Upon reviewing the 9.1.7 release notes from Cisco I stumbled over the following entry;
CSCvd78303 – ARP functions fail after 213 days of uptime, drop with error ‘punt-rate-limit-exceeded’
We upgraded a large number of our Cisco ASAs about 213 days ago to 9.1.(7)12 and now it would seem we’ll be upgrading again to 9.1.(7)19 – the actual issue is resolved in 9.1(7)16.
Here’s the text of the bug report;
An ASA, after reaching an uptime of roughly 213 days will fail to process ARP packets leading to a condition where all traffic eventually stops passing through the affected device. Since not all existing ARP entries time out at the same time, not all connections may fail at the same time.
Additional symptoms include:
- ASA does not have ARP entries in its ARP table. show arp is empty
- The output of show asp drop and ASP drop captures indicate a rapidly increasing counter for punt-rate-limit exceeded and the dropped packets are predominantly ARP.
IMAGES WITH FIXES
Images with fixes for this defect will be published as soon as they are available, and posted to the Cisco Software Download center.
This is seen when the ASA’s uptime reaches 213 days.
This problem affects ASA and FTD versions:
ASA version 9.1 releases 9.1(7)8 and higher
ASA version 9.2 releases 9.2(4)15 and higher
ASA version 9.4 releases 9.4(3)5 and higher including 9.4(4)
ASA version 9.5 releases 9.5(3) and higher
ASA version 9.6 releases 9.6(2)1 and higher including 9.6(3)

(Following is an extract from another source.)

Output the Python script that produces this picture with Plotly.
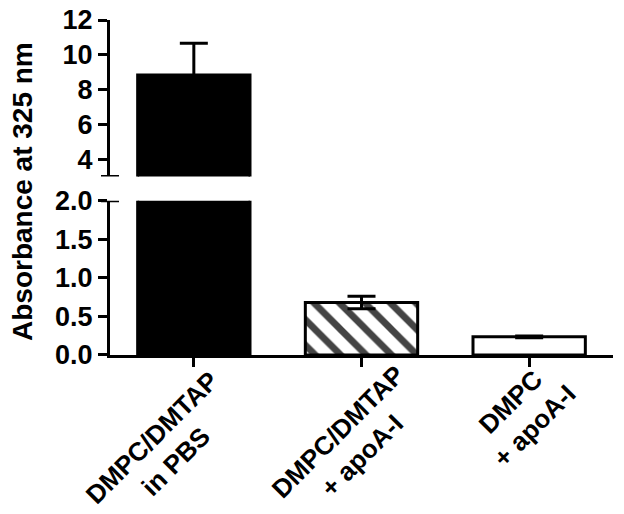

ASA version 9.7 releases 9.7(1) and higher
FTD version 6.1 releases 126.96.36.199 and higher
FTD version 6.2 releases 6.2.0
Perform a pre-planned reboot of the device before approaching the 213 days (5124 hours) of up time. After the reboot, it will give you another 213 days of up time.
Further Problem Description:
Devices encountering this issue will not receive or respond to ARP packets. This affects not just transient traffic, but also access to the affected device – including Administration access such as SSH, HTTPS and Telnet. Console access is not affected.
If your running a Cisco ASA firewall I would recommend you check to make sure that you won’t be impacted by this bug.